* **What you should do**:
Using the data below, return word for word every line from the one holding "What matplotlib code" down to the one holding "direction='out', color='#404040', pad=4)". Leave pictures out.

* **Dataset entries**:
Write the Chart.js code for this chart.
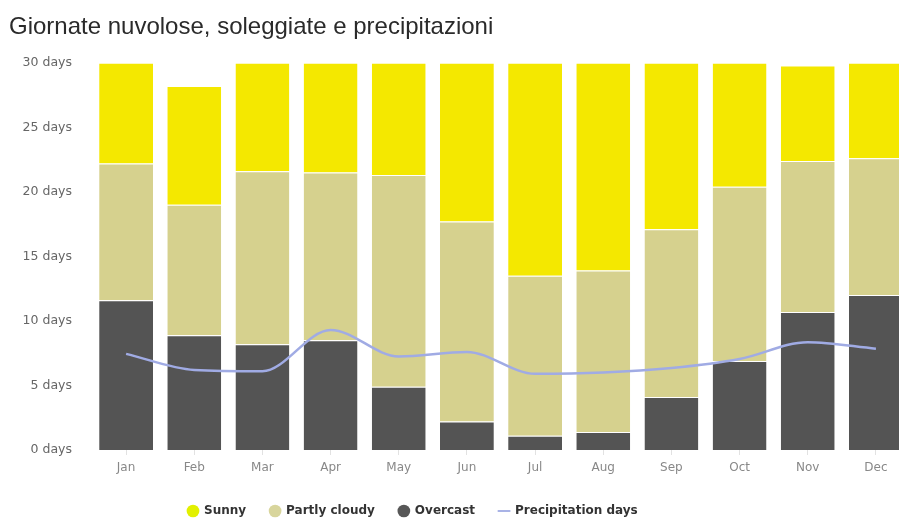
<!DOCTYPE html>
<html>
<head>
<meta charset="utf-8">
<script src="https://cdn.jsdelivr.net/npm/chart.js@4.4.1/dist/chart.umd.min.js"></script>
<style>
  html, body { margin: 0; padding: 0; background: #ffffff; overflow: hidden; width: 899px; height: 518px; }
  #wrap { width: 910px; height: 527px; }
</style>
</head>
<body>
<div id="wrap"><canvas id="c" width="910" height="527"></canvas></div>
<script>
const months = ['Jan', 'Feb', 'Mar', 'Apr', 'May', 'Jun', 'Jul', 'Aug', 'Sep', 'Oct', 'Nov', 'Dec'];
const overcastDays = [11.6, 8.9, 8.2, 8.5, 4.9, 2.2, 1.1, 1.4, 4.1, 6.9, 10.7, 12.0];
const partlyCloudyDays = [10.6, 10.1, 13.4, 13.0, 16.4, 15.5, 12.4, 12.5, 13.0, 13.5, 11.7, 10.6];
const sunnyDays = [7.8, 9.2, 8.4, 8.5, 8.7, 12.3, 16.5, 16.1, 12.9, 9.6, 7.4, 7.4];
const precipitationDays = [7.45, 6.2, 6.1, 9.3, 7.25, 7.6, 5.9, 6.0, 6.35, 7.05, 8.35, 7.85];
const yTicks = [0, 5, 10, 15, 20, 25, 30];
const titleText = 'Giornate nuvolose, soleggiate e precipitazioni';

const legendRank = [2, 1, 0, 3];
const legendFill = ['#575757', '#d8d59c', '#e2f000', '#a9b3e6'];

const legendShift = {
  id: 'legendShift',
  afterLayout(chart) {
    if (chart.legend) { chart.legend.left = 164; }
  }
};

new Chart(document.getElementById('c'), {
  data: {
    labels: months,
    datasets: [
      { type: 'bar', label: 'Overcast', data: overcastDays, backgroundColor: '#545454', stack: 'w', order: 1,
        borderColor: 'rgba(255,255,255,0.85)', borderWidth: { top: 1, left: 0, right: 0, bottom: 0 } },
      { type: 'bar', label: 'Partly cloudy', data: partlyCloudyDays, backgroundColor: '#d6d18e', stack: 'w', order: 1,
        borderColor: 'rgba(255,255,255,0.85)', borderWidth: { top: 1, left: 0, right: 0, bottom: 0 } },
      { type: 'bar', label: 'Sunny', data: sunnyDays, backgroundColor: '#f4e800', stack: 'w', order: 1,
        borderColor: 'rgba(255,255,255,0.85)', borderWidth: { top: 1, left: 0, right: 0, bottom: 0 } },
      { type: 'line', label: 'Precipitation days', data: precipitationDays, stack: 'p', order: 0,
        borderColor: '#a0abe4', borderWidth: 2.5, cubicInterpolationMode: 'monotone', pointRadius: 0, fill: false }
    ]
  },
  options: {
    responsive: false,
    animation: false,
    devicePixelRatio: 1,
    layout: { padding: { left: 9, right: 0, top: 0, bottom: 0 } },
    datasets: { bar: { categoryPercentage: 1, barPercentage: 0.79 } },
    scales: {
      x: {
        stacked: true,
        offset: true,
        grid: { display: true, drawOnChartArea: false, drawTicks: true, tickLength: 5, color: '#e2e2e2', offset: false },
        border: { display: false },
        ticks: { padding: 7, color: '#888888', font: { family: 'DejaVu Sans', size: 12, lineHeight: 1 } }
      },
      y: {
        stacked: true,
        min: 0,
        max: 30,
        afterFit(scale) { scale.width = 83; },
        afterBuildTicks(scale) { scale.ticks = yTicks.map(v => ({ value: v })); },
        grid: { display: false, drawTicks: false },
        border: { display: false },
        ticks: { padding: 20, color: '#666666', font: { family: 'DejaVu Sans', size: 12.5 },
          callback: (v) => v + ' days' }
      }
    },
    plugins: {
      title: {
        display: true,
        text: titleText,
        align: 'start',
        color: '#2a2a2a',
        font: { family: 'Liberation Sans', size: 24, weight: 'normal', lineHeight: 1.2 },
        padding: { top: 13, bottom: 21 }
      },
      legend: {
        display: true,
        position: 'bottom',
        align: 'start',
        labels: {
          usePointStyle: true,
          boxWidth: 10,
          boxHeight: 9,
          padding: 24,
          color: '#333333',
          font: { family: 'DejaVu Sans', size: 12, weight: 'bold' },
          sort: (a, b) => legendRank[a.datasetIndex] - legendRank[b.datasetIndex],
          generateLabels(chart) {
            const items = Chart.defaults.plugins.legend.labels.generateLabels(chart);
            items.forEach(it => {
              const i = it.datasetIndex;
              if (i === 3) {
                it.pointStyle = 'line';
                it.strokeStyle = legendFill[i];
                it.fillStyle = legendFill[i];
                it.lineWidth = 2;
              } else {
                it.pointStyle = 'circle';
                it.fillStyle = legendFill[i];
                it.strokeStyle = legendFill[i];
                it.lineWidth = 0;
              }
            });
            return items;
          }
        }
      },
      tooltip: { enabled: false }
    }
  },
  plugins: [legendShift]
});
</script>
</body>
</html>
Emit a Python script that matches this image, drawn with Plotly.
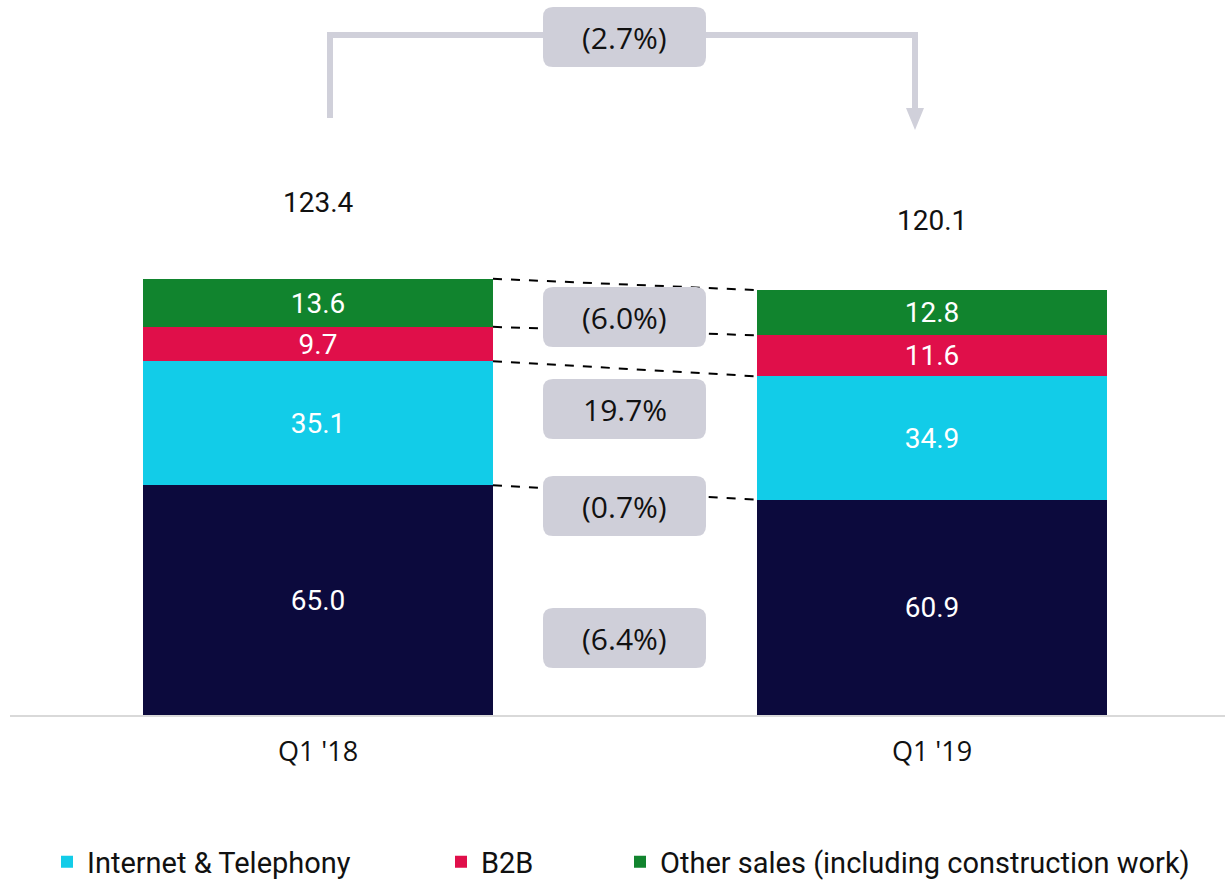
import plotly.graph_objects as go

# ---- data ----
periods = ["Q1 '18", "Q1 '19"]
core_vals = [65.0, 60.9]
internet_vals = [35.1, 34.9]
b2b_vals = [9.7, 11.6]
other_vals = [13.6, 12.8]
totals = [123.4, 120.1]
total_change = "(2.7%)"
segment_changes = ["(6.4%)", "(0.7%)", "19.7%", "(6.0%)"]  # core, internet, b2b, other

# ---- style ----
C_CORE = "#0c0a3d"
C_INT = "#12cce8"
C_B2B = "#e00f4a"
C_OTH = "#11842e"
C_BOX = "#cfcfd9"
PX_PER_UNIT = 3.535
BAR_W = 0.57
X = [0, 1]
YMAX = 715 / PX_PER_UNIT

def py(pix):  # pixel row -> data y
    return (715 - pix) / PX_PER_UNIT

def pxx(pix):  # pixel column -> data x
    return (pix - 318) / 614

fig = go.Figure()
series = [
    ("Core services", core_vals, C_CORE, False, None),
    ("Internet & Telephony", internet_vals, C_INT, True, "legend"),
    ("B2B", b2b_vals, C_B2B, True, "legend2"),
    ("Other sales (including construction work)", other_vals, C_OTH, True, "legend3"),
]
for name, vals, col, show, lg in series:
    kw = dict(legend=lg) if lg else {}
    fig.add_trace(go.Bar(
        x=X, y=vals, name=name, width=BAR_W,
        marker=dict(color=col, line=dict(width=0)),
        text=[f"{v:.1f}" for v in vals], textposition="inside",
        insidetextanchor="middle", constraintext="none",
        textfont=dict(color="white", size=28, family="Roboto"),
        showlegend=show, hoverinfo="skip", **kw,
    ))

shapes = []
annotations = []

# dashed connectors between segment tops
cum0, cum1 = 0, 0
for vals in [core_vals, internet_vals, b2b_vals, other_vals]:
    cum0 += vals[0]
    cum1 += vals[1]
    shapes.append(dict(type="line", xref="x", yref="y",
                       x0=X[0] + BAR_W / 2, x1=X[1] - BAR_W / 2, y0=cum0, y1=cum1,
                       line=dict(color="black", width=2, dash="dash")))

def rounded_box(cx, cy, w=163, h=60, r=10):
    hw, hh = w / 2, h / 2
    path = (f"M{-hw + r},{-hh} L{hw - r},{-hh} Q{hw},{-hh} {hw},{-hh + r} "
            f"L{hw},{hh - r} Q{hw},{hh} {hw - r},{hh} L{-hw + r},{hh} "
            f"Q{-hw},{hh} {-hw},{hh - r} L{-hw},{-hh + r} Q{-hw},{-hh} {-hw + r},{-hh} Z")
    return dict(type="path", xref="x", yref="y", xsizemode="pixel", ysizemode="pixel",
                xanchor=cx, yanchor=cy, path=path, fillcolor=C_BOX,
                line=dict(width=0), layer="above")

# segment change boxes (pixel rows of box centres)
box_rows = [638, 506, 409, 317]
mid_x = pxx(624.5)
for lab, row in zip(segment_changes, box_rows):
    shapes.append(rounded_box(mid_x, py(row)))
    annotations.append(dict(x=mid_x, y=py(row), xref="x", yref="y", text=lab,
                            showarrow=False, font=dict(size=30, family="Open Sans", color="#111")))

# top bracket arrow
LINE_C = "#d0d0da"
xl, xr = pxx(330), pxx(915)
shapes.append(dict(type="path", xref="x", yref="y",
                   path=f"M{xl},{py(118)} L{xl},{py(35)} L{xr},{py(35)} L{xr},{py(110)}",
                   line=dict(color=LINE_C, width=6)))
shapes.append(dict(type="path", xref="x", yref="y",
                   path=f"M{pxx(906)},{py(108)} L{pxx(924)},{py(108)} L{xr},{py(130)} Z",
                   fillcolor=LINE_C, line=dict(width=0)))
shapes.append(rounded_box(mid_x, py(37)))
annotations.append(dict(x=mid_x, y=py(37), xref="x", yref="y", text=total_change,
                        showarrow=False, font=dict(size=30, family="Open Sans", color="#111")))

# totals above bars
label_shift = [76, 70]
for xi, t, s in zip(X, totals, label_shift):
    annotations.append(dict(x=xi, y=t, xref="x", yref="y", text=f"{t:.1f}", showarrow=False,
                            yshift=s, font=dict(size=28, family="Roboto", color="#111")))

leg_common = dict(orientation="h", yref="container", y=1 - 862 / 880, yanchor="middle",
                  xanchor="left", font=dict(size=29, family="Roboto", color="#111"),
                  bgcolor="rgba(0,0,0,0)")

fig.update_layout(
    width=1225, height=880,
    margin=dict(l=10, r=0, t=0, b=165),
    plot_bgcolor="white", paper_bgcolor="white",
    barmode="stack", bargap=0,
    shapes=shapes, annotations=annotations,
    xaxis=dict(range=[-(318 - 10) / 614, 1 + (1225 - 932) / 614], tickvals=X, ticktext=periods,
               showline=True, linecolor="#d9d9d9", linewidth=2, showgrid=False, zeroline=False,
               ticks="", ticklabelstandoff=12,
               tickfont=dict(size=27, family="Open Sans", color="#111")),
    yaxis=dict(range=[0, YMAX], visible=False),
    legend=dict(x=(47 - 10) / 1215, **leg_common),
    legend2=dict(x=(441 - 10) / 1215, **leg_common),
    legend3=dict(x=(620 - 10) / 1215, **leg_common),
)

fig.write_html("out.html")
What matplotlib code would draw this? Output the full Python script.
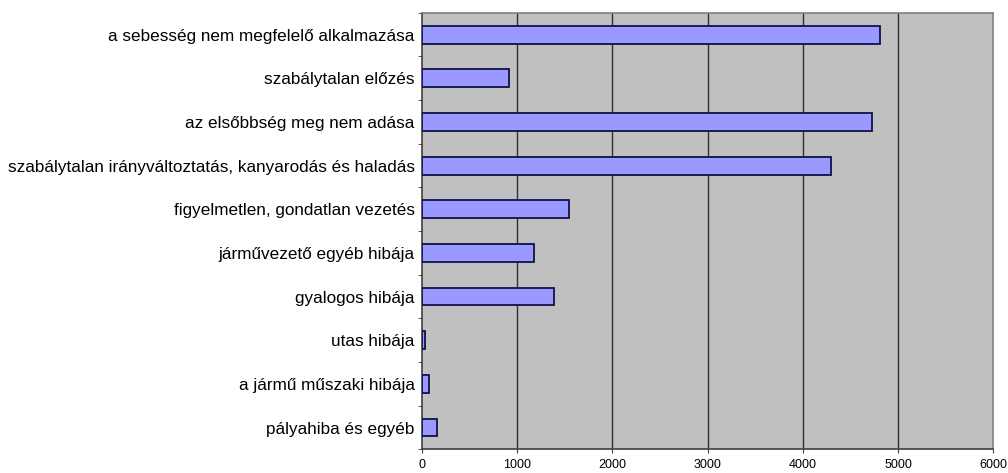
import matplotlib.pyplot as plt
import numpy as np

plt.rcParams['font.family'] = ['Liberation Sans', 'DejaVu Sans']

categories = [
    "a sebesség nem megfelelő alkalmazása",
    "szabálytalan előzés",
    "az elsőbbség meg nem adása",
    "szabálytalan irányváltoztatás, kanyarodás és haladás",
    "figyelmetlen, gondatlan vezetés",
    "járművezető egyéb hibája",
    "gyalogos hibája",
    "utas hibája",
    "a jármű műszaki hibája",
    "pályahiba és egyéb",
]
values = [4810, 920, 4725, 4300, 1545, 1180, 1385, 35, 77, 155]
xticks = [0, 1000, 2000, 3000, 4000, 5000, 6000]

fig = plt.figure(figsize=(10.08, 4.73), dpi=100)
ax = fig.add_axes([0.4184, 0.050, 0.567, 0.923])
ax.set_facecolor('#c0c0c0')

y = np.arange(len(categories))
ax.barh(y, values, height=0.41, color='#9999ff', edgecolor='#10104a', linewidth=1.3, zorder=3)

ax.set_xlim(0, 6000)
ax.set_ylim(len(categories) - 0.5, -0.5)
ax.set_xticks(xticks)
ax.set_xticklabels([str(t) for t in xticks], fontsize=9)
ax.set_yticks(y)
ax.set_yticklabels(categories, fontsize=12.3)
ax.set_yticks(np.arange(-0.5, len(categories)), minor=True)
ax.tick_params(axis='y', which='major', length=0, pad=5)
ax.tick_params(axis='y', which='minor', length=3, direction='out', color='#404040')
ax.tick_params(axis='x', length=3, direction='out', color='#404040', pad=4)

for t in xticks[1:-1]:
    ax.axvline(t, color='#303030', linewidth=1, zorder=1)

for side in ['top', 'right']:
    ax.spines[side].set_color('#808080')
    ax.spines[side].set_linewidth(1.2)
for side in ['left', 'bottom']:
    ax.spines[side].set_color('#404040')
    ax.spines[side].set_linewidth(1.2)

fig.savefig('out.png', dpi=100)
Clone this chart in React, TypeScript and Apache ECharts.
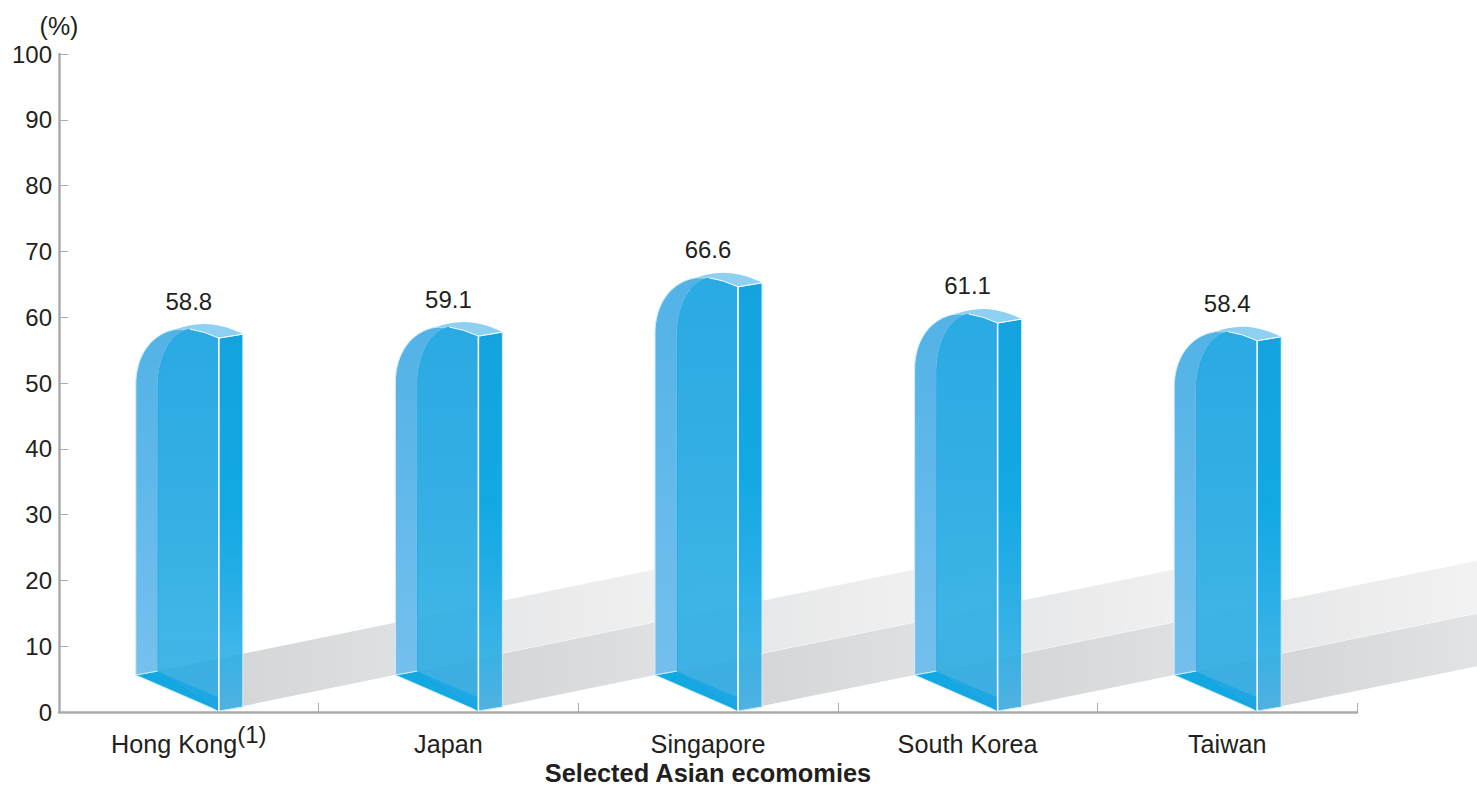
import React, { useEffect, useRef } from "react";
import * as echarts from "echarts";

const categories = ["Hong Kong", "Japan", "Singapore", "South Korea", "Taiwan"];
const values = [58.8, 59.1, 66.6, 61.1, 58.4];
const yTicks = [0, 10, 20, 30, 40, 50, 60, 70, 80, 90, 100];
const superscripts: Record<string, string> = { "Hong Kong": "(1)" };
const xAxisTitle = "Selected Asian ecomomies";
const yAxisTitle = "(%)";

const FONT = '"Liberation Sans", Arial, Helvetica, sans-serif';
const INK = "#231f20";
const AXIS = "#a9abae";

const vGrad = (stops: [number, string][]) => ({
  type: "linear", x: 0, y: 0, x2: 0, y2: 1,
  colorStops: stops.map(([offset, color]) => ({ offset, color })),
});
const hGrad = (stops: [number, string][]) => ({
  type: "linear", x: 0, y: 0, x2: 1, y2: 0,
  colorStops: stops.map(([offset, color]) => ({ offset, color })),
});

const shadowItem = (_: any, api: any) => {
  const [cx, y0] = api.coord([api.value(0), 0]);
  const slope = 0.204;
  const xs = cx - 31, xb = cx + 30, xe = cx + 573;
  const top0 = y0 - 41, bot0 = y0 - 1;
  return {
    type: "polygon",
    shape: {
      points: [
        [xs, top0],
        [xe, top0 - slope * (xe - xs)],
        [xe, bot0 - slope * (xe - xb)],
        [xb, bot0],
      ],
    },
    style: { fill: hGrad([[0, "#d0d1d3"], [0.33, "#dcddde"], [0.55, "#e6e7e8"], [0.85, "#f1f1f2"], [1, "#f6f6f6"]]) },
  };
};

const barItem = (_: any, api: any) => {
  const [cx, y0] = api.coord([api.value(0), 0]);
  const v = api.value(1);
  const T = api.coord([api.value(0), v])[1];
  const p = (dx: number, dy: number) => `${(cx + dx).toFixed(1)} ${(T + dy).toFixed(1)}`;
  const b = (dx: number, dy: number) => `${(cx + dx).toFixed(1)} ${(y0 + dy).toFixed(1)}`;
  const path = (d: string, fill: any, stroke: string | null, lineWidth = 1) => ({
    type: "path",
    shape: { pathData: d },
    style: { fill, stroke: stroke || "none", lineWidth },
  });
  const arch = `Q${p(15, 6)} ${p(30, 13)}`;
  const left = `M${b(-53, -37)} L${p(-53, 60)} C${p(-53, 30)} ${p(-37, 8)} ${p(-12, 4)} L${p(1, 4)} C${p(-20, 8)} ${p(-31, 35)} ${p(-31, 62)} L${b(-31, -41)} Z`;
  const front = `M${b(-31, -41)} L${p(-31, 62)} C${p(-31, 35)} ${p(-20, 8)} ${p(1, 4)} ${arch} L${b(30, -1)} Z`;
  const right = `M${p(30, 13)} L${p(54, 9)} L${b(54, -5)} L${b(30, -1)} Z`;
  const cap = `M${p(-12, 4)} C${p(5, -2)} ${p(25, -5)} ${p(54, 9)} L${p(30, 13)} Q${p(15, 6)} ${p(1, 4)} Z`;
  const floor = `M${b(-53, -37)} L${b(-31, -41)} L${b(30, -15)} L${b(30, -1)} Z`;
  return {
    type: "group",
    children: [
      path(floor, "#12a8e2", "#cdeefb", 0.8),
      path(left, vGrad([[0, "#52b2e6"], [0.5, "#62b9ea"], [1, "rgba(112,190,237,0.96)"]]), "#cdeefb", 1),
      path(front, vGrad([[0, "#2aaae3"], [0.5, "#36afe4"], [0.75, "rgba(42,173,228,0.9)"], [1, "rgba(29,165,227,0.82)"]]), "#1a9fdc", 0.8),
      path(right, vGrad([[0, "#14a3df"], [0.45, "#12a9e3"], [0.65, "#25ade6"], [0.85, "rgba(30,170,230,0.85)"], [1, "rgba(50,170,228,0.82)"]]), "#cdeefb", 1),
      path(cap, "#8dd0f1", null),
      {
        type: "line",
        shape: { x1: cx + 30, y1: T + 13, x2: cx + 30, y2: y0 - 1 },
        style: { stroke: "#ffffff", lineWidth: 1.5 },
      },
      path(`M${p(1, 4)} ${arch} L${p(54, 9)}`, "none", "#ffffff", 1),
      {
        type: "text",
        style: {
          text: v.toFixed(1), x: cx, y: T - 24, align: "center", verticalAlign: "middle",
          fontSize: 24, fontFamily: FONT, fill: INK,
        },
      },
    ],
  };
};

export default function App() {
  const ref = useRef<HTMLDivElement>(null);
  useEffect(() => {
    document.body.style.margin = "0";
    const chart = echarts.init(ref.current!, null, { renderer: "svg" });
    const data = categories.map((_, i) => [i, values[i]]);
    chart.setOption({
      animation: false,
      backgroundColor: "#ffffff",
      grid: { left: 59, width: 1298, top: 54, height: 658, containLabel: false, outerBoundsMode: "none" },
      xAxis: {
        type: "category",
        data: categories,
        name: xAxisTitle,
        nameLocation: "middle",
        nameGap: 50,
        nameTextStyle: { fontFamily: FONT, fontSize: 25.4, fontWeight: "bold", color: INK, lineHeight: 20 },
        axisLine: { lineStyle: { color: AXIS, width: 2.5 } },
        axisTick: { show: true, inside: true, length: 9, lineStyle: { color: AXIS, width: 1 } },
        axisLabel: {
          interval: 0,
          margin: 14,
          formatter: (c: string) => (superscripts[c] ? `{t|${c}}{s|${superscripts[c]}}` : `{t|${c}}`),
          rich: {
            t: { fontFamily: FONT, fontSize: 25.2, color: INK, lineHeight: 30, verticalAlign: "bottom" },
            s: { fontFamily: FONT, fontSize: 24, color: INK, lineHeight: 30, verticalAlign: "bottom", padding: [0, 0, 10, 0] },
          },
        },
      },
      yAxis: {
        type: "value",
        min: yTicks[0],
        max: yTicks[yTicks.length - 1],
        interval: 10,
        name: yAxisTitle,
        nameLocation: "end",
        nameGap: 16,
        nameTextStyle: { fontFamily: FONT, fontSize: 25, color: INK, align: "center" },
        splitLine: { show: false },
        axisLine: { show: true, lineStyle: { color: AXIS, width: 2.5 } },
        axisTick: { show: true, inside: true, length: 9, lineStyle: { color: AXIS, width: 1 } },
        axisLabel: { margin: 7, fontFamily: FONT, fontSize: 24, color: INK },
      },
      series: [
        { type: "custom", coordinateSystem: "cartesian2d", silent: true, clip: false, z: 1, renderItem: shadowItem, encode: { x: 0, y: 1 }, data },
        { type: "custom", coordinateSystem: "cartesian2d", silent: true, clip: false, z: 2, renderItem: barItem, encode: { x: 0, y: 1 }, data },
      ],
    });
    return () => chart.dispose();
  }, []);
  return <div ref={ref} style={{ position: "fixed", left: 0, top: 0, width: 1477, height: 787 }} />;
}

* **Task output**:
What matplotlib code would draw this? Output the full Python script.
import matplotlib.pyplot as plt
import numpy as np

plt.rcParams['font.family'] = ['Liberation Sans', 'DejaVu Sans']

categories = [
    "a sebesség nem megfelelő alkalmazása",
    "szabálytalan előzés",
    "az elsőbbség meg nem adása",
    "szabálytalan irányváltoztatás, kanyarodás és haladás",
    "figyelmetlen, gondatlan vezetés",
    "járművezető egyéb hibája",
    "gyalogos hibája",
    "utas hibája",
    "a jármű műszaki hibája",
    "pályahiba és egyéb",
]
values = [4810, 920, 4725, 4300, 1545, 1180, 1385, 35, 77, 155]
xticks = [0, 1000, 2000, 3000, 4000, 5000, 6000]

fig = plt.figure(figsize=(10.08, 4.73), dpi=100)
ax = fig.add_axes([0.4184, 0.050, 0.567, 0.923])
ax.set_facecolor('#c0c0c0')

y = np.arange(len(categories))
ax.barh(y, values, height=0.41, color='#9999ff', edgecolor='#10104a', linewidth=1.3, zorder=3)

ax.set_xlim(0, 6000)
ax.set_ylim(len(categories) - 0.5, -0.5)
ax.set_xticks(xticks)
ax.set_xticklabels([str(t) for t in xticks], fontsize=9)
ax.set_yticks(y)
ax.set_yticklabels(categories, fontsize=12.3)
ax.set_yticks(np.arange(-0.5, len(categories)), minor=True)
ax.tick_params(axis='y', which='major', length=0, pad=5)
ax.tick_params(axis='y', which='minor', length=3, direction='out', color='#404040')
ax.tick_params(axis='x', length=3, direction='out', color='#404040', pad=4)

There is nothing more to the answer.